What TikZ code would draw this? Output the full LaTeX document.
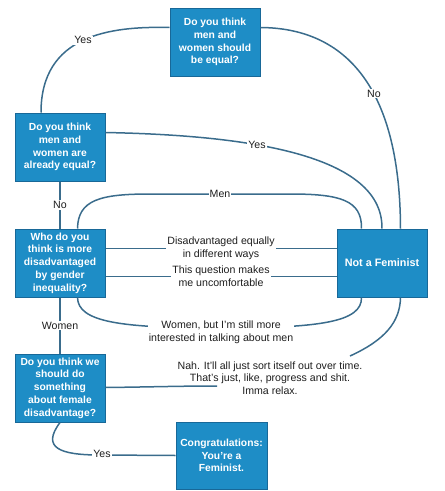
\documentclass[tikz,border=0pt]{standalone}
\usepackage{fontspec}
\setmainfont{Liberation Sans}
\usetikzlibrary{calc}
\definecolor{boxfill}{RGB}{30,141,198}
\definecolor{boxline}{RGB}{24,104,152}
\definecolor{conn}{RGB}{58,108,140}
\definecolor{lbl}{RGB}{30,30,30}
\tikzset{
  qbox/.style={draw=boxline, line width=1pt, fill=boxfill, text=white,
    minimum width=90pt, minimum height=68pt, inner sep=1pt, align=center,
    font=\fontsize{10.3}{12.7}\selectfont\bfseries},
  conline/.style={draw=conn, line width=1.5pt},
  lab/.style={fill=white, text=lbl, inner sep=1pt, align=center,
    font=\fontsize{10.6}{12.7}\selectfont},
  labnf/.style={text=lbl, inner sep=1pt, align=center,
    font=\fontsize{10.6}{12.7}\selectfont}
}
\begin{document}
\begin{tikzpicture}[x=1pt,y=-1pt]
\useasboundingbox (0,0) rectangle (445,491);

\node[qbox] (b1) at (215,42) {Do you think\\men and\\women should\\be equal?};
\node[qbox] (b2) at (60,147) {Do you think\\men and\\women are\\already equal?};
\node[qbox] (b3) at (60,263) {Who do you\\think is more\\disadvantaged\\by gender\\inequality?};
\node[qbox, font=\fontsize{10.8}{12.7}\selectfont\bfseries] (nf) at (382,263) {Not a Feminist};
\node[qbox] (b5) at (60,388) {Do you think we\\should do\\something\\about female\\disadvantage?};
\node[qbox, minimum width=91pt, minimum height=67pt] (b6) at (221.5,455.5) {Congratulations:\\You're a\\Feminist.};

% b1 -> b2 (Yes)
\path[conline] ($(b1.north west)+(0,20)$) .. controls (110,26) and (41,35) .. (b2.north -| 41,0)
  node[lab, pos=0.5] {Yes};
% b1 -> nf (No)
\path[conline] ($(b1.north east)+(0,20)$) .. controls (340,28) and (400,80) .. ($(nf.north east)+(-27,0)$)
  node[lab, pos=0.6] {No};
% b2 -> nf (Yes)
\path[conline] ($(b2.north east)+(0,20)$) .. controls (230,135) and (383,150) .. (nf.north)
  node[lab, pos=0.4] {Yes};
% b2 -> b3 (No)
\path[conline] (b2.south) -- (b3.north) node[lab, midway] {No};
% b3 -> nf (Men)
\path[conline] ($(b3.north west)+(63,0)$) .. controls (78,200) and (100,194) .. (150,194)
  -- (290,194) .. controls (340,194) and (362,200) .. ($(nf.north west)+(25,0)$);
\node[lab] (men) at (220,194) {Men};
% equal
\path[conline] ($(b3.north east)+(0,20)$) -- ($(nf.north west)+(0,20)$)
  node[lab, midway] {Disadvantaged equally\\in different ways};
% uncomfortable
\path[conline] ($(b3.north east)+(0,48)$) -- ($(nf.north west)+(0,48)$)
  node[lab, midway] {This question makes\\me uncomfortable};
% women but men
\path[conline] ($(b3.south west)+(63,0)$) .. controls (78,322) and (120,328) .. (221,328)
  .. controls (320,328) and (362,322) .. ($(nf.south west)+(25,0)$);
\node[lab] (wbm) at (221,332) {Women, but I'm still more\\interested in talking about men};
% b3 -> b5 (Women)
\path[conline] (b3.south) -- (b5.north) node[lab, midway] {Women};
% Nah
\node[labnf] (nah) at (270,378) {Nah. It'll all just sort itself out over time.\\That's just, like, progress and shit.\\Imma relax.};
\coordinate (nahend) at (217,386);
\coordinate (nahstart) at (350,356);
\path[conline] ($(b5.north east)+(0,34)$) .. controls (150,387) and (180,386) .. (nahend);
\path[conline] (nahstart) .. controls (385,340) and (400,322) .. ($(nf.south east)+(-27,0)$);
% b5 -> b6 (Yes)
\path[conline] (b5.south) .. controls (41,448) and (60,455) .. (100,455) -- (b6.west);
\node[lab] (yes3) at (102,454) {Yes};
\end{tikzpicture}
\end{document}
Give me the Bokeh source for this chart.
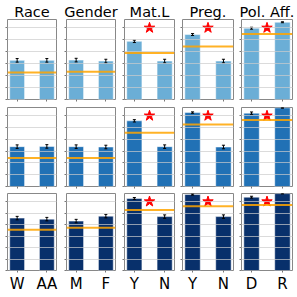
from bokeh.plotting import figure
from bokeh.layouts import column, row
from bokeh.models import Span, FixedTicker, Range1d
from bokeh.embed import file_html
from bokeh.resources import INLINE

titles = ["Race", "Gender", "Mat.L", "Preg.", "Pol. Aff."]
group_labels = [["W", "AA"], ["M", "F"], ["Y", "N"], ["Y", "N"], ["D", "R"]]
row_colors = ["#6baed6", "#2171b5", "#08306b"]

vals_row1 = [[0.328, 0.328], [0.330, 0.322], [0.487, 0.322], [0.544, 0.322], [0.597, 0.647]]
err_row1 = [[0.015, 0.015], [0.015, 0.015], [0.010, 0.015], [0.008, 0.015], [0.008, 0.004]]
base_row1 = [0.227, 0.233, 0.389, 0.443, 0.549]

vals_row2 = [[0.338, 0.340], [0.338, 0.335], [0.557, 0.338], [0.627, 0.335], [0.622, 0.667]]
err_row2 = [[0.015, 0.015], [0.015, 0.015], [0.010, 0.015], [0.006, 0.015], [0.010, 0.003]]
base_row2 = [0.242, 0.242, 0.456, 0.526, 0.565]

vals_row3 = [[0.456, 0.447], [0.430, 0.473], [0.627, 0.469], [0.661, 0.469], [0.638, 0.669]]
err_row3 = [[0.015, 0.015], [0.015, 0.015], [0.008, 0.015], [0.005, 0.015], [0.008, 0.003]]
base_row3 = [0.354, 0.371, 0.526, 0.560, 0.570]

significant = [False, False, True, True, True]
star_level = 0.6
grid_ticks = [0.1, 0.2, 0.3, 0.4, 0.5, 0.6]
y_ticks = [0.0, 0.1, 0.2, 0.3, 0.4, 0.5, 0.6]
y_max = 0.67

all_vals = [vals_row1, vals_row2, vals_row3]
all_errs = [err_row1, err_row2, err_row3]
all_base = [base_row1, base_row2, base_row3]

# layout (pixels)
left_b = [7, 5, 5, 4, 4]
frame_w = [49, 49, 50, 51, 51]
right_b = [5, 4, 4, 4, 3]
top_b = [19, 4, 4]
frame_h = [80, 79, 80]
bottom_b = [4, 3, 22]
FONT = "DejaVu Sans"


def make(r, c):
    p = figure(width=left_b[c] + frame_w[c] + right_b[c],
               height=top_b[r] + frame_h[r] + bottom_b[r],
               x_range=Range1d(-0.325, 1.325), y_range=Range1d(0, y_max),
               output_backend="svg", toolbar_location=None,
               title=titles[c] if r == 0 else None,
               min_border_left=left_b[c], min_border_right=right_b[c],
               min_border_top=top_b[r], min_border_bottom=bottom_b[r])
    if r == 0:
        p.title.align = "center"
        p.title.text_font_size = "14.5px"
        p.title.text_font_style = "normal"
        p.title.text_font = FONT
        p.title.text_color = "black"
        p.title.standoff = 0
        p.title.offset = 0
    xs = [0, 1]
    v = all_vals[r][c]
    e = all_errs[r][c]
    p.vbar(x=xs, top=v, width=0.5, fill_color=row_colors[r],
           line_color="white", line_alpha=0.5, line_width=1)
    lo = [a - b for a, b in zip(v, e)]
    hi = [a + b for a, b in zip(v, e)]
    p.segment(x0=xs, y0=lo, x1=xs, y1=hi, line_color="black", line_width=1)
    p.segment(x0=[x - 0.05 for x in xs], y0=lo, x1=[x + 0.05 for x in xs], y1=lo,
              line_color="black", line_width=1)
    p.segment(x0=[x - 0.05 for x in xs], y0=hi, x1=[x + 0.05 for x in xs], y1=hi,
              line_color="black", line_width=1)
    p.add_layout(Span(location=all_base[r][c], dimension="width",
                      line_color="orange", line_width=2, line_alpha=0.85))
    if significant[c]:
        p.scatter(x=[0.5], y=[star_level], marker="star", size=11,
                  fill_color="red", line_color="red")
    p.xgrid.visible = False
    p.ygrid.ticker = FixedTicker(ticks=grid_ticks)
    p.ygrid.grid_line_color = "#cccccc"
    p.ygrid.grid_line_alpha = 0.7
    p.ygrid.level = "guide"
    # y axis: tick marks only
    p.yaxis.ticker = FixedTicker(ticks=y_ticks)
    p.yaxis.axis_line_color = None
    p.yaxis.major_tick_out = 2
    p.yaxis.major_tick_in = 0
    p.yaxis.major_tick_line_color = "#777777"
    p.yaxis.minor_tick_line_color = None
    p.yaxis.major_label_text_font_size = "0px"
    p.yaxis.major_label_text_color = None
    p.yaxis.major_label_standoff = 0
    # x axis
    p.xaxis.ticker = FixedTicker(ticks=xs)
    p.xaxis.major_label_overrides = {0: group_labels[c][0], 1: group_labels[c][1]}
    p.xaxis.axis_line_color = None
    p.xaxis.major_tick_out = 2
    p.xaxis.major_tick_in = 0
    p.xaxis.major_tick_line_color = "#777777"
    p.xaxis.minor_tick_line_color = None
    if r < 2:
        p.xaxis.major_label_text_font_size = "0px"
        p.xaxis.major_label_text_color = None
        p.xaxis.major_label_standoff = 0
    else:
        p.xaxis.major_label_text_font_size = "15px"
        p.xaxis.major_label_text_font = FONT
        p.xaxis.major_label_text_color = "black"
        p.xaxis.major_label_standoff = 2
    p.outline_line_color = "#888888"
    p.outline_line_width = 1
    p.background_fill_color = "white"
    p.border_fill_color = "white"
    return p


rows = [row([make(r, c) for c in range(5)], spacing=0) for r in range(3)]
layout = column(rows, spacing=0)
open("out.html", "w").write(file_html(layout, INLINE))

EXERCISE AIM: Omit the pictures. Extract exactly the lines that begin with the one holding "Give me the Bokeh source for this chart." and end with the one holding "base_row2 = [0.242, 0.242, 0.456, 0.526, 0.565]", inclusive.

ANSWER FOR THIS EXERCISE:
Give me the Bokeh source for this chart.
from bokeh.plotting import figure
from bokeh.layouts import column, row
from bokeh.models import Span, FixedTicker, Range1d
from bokeh.embed import file_html
from bokeh.resources import INLINE

titles = ["Race", "Gender", "Mat.L", "Preg.", "Pol. Aff."]
group_labels = [["W", "AA"], ["M", "F"], ["Y", "N"], ["Y", "N"], ["D", "R"]]
row_colors = ["#6baed6", "#2171b5", "#08306b"]

vals_row1 = [[0.328, 0.328], [0.330, 0.322], [0.487, 0.322], [0.544, 0.322], [0.597, 0.647]]
err_row1 = [[0.015, 0.015], [0.015, 0.015], [0.010, 0.015], [0.008, 0.015], [0.008, 0.004]]
base_row1 = [0.227, 0.233, 0.389, 0.443, 0.549]

vals_row2 = [[0.338, 0.340], [0.338, 0.335], [0.557, 0.338], [0.627, 0.335], [0.622, 0.667]]
err_row2 = [[0.015, 0.015], [0.015, 0.015], [0.010, 0.015], [0.006, 0.015], [0.010, 0.003]]
base_row2 = [0.242, 0.242, 0.456, 0.526, 0.565]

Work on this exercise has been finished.